When to Pre-Train Graph Neural Networks? From Data Generation Perspective!

Cao, Yuxuan, Xu, Jiarong, Yang, Carl, Wang, Jiaan, Zhang, Yunchao, Wang, Chunping, Chen, Lei, Yang, Yang

arXiv.org Artificial Intelligence

In recent years, graph pre-training has gained significant attention, focusing on acquiring transferable knowledge from unlabeled graph data to improve downstream performance. Despite these recent endeavors, the problem of negative transfer remains a major concern when utilizing graph pre-trained models to downstream tasks. Previous studies made great efforts on the issue of what to pre-train and how to pre-train by designing a variety of graph pre-training and fine-tuning strategies. However, there are cases where even the most advanced "pre-train and fine-tune" paradigms fail to yield distinct benefits.
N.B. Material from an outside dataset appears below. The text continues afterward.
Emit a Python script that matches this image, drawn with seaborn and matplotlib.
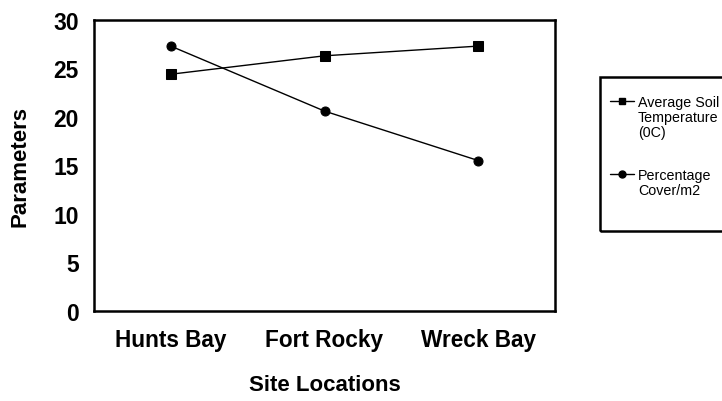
import numpy as np
import pandas as pd
import matplotlib
matplotlib.use("Agg")
import matplotlib.pyplot as plt
import seaborn as sns
from matplotlib.lines import Line2D
from matplotlib.patches import Rectangle

sites = ["Hunts Bay", "Fort Rocky", "Wreck Bay"]
soil_temp = [24.4, 26.3, 27.3]
pct_cover = [27.3, 20.6, 15.5]
series_names = ["Average Soil Temperature (0C)", "Percentage Cover/m2"]
legend_lines = [["Average Soil", "Temperature", "(0C)"], ["Percentage", "Cover/m2"]]

df = pd.DataFrame({
    "site": sites * 2,
    "value": soil_temp + pct_cover,
    "series": [series_names[0]] * 3 + [series_names[1]] * 3,
})

sns.set_style("white")
plt.rcParams["font.family"] = ["Liberation Sans", "DejaVu Sans"]
plt.rcParams["text.color"] = "black"
plt.rcParams["axes.labelcolor"] = "black"
plt.rcParams["xtick.color"] = "black"
plt.rcParams["ytick.color"] = "black"

fig = plt.figure(figsize=(7.22, 4.02), dpi=100)
ax = fig.add_axes([0.130, 0.224, 0.639, 0.724])

sns.lineplot(data=df, x="site", y="value", hue="series", style="series",
             markers=["s", "o"], dashes=False, sort=False,
             palette=["black", "black"], markersize=6.5, linewidth=1,
             markeredgecolor="black", ax=ax, legend=False)

ax.set_xlim(-0.5, 2.5)
ax.set_ylim(0, 30)
ax.set_yticks(range(0, 31, 5))
ax.tick_params(axis="y", length=0, labelsize=16.5, pad=11)
ax.tick_params(axis="x", length=0, labelsize=16.3, pad=12.5)
for t in ax.get_xticklabels() + ax.get_yticklabels():
    t.set_fontweight("bold")
ax.set_xlabel("Site Locations", fontsize=16, fontweight="bold", labelpad=16.5)
ax.set_ylabel("Parameters", fontsize=16, fontweight="bold", labelpad=16.5)
for s in ax.spines.values():
    s.set_color("black")
    s.set_linewidth(1.8)

# legend: one row per text line, handle on the first line of each entry
blank = Line2D([], [], linestyle="none")
handles, labels = [], []
for i, (m, lines) in enumerate(zip(["s", "o"], legend_lines)):
    if i > 0:
        handles.append(blank)
        labels.append(" ")
    for j, txt in enumerate(lines):
        if j == 0:
            handles.append(Line2D([], [], color="black", marker=m,
                                  markersize=5, linewidth=1))
        else:
            handles.append(blank)
        labels.append(txt)

leg = fig.legend(handles, labels, loc="upper left",
                 bbox_to_anchor=(610 / 722, 1 - 96 / 402), fontsize=10.3,
                 frameon=False, handlelength=1.68, handletextpad=0.28,
                 labelspacing=0.08, borderpad=0, borderaxespad=0)
leg.get_texts()[3].set_fontsize(20.5)

fig.patches.append(Rectangle((600 / 722, 1 - 232 / 402), 130 / 722, 154 / 402,
                             transform=fig.transFigure, fill=False,
                             edgecolor="black", linewidth=1.8))

fig.savefig("out.png", dpi=100)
This paper introduces a generic framework W2PGNN to answer the crucial question of when to pre-train (i.e., in what situations could we take advantage of graph pre-training) before performing effortful pre-training or fine-tuning. We start from a new perspective to explore the complex generative mechanisms from the pre-training data to downstream data. In particular, W2PGNN first fits the pre-training data into graphon bases, each element of graphon basis (i.e., a graphon) identifies a fundamental transferable pattern shared by a collection of pre-training graphs. All convex combinations of graphon bases give rise to a generator space, from which graphs generated form the solution space for those downstream data that can benefit from pre-training. In this manner, the feasibility of pre-training can be quantified as the generation probability of the downstream data from any generator in the generator space. W2PGNN offers three broad applications: providing the application scope of graph pre-trained models, quantifying the feasibility of pre-training, and assistance in selecting pre-training data to enhance downstream performance. We provide a theoretically sound solution for the first application and extensive empirical justifications for the latter two applications.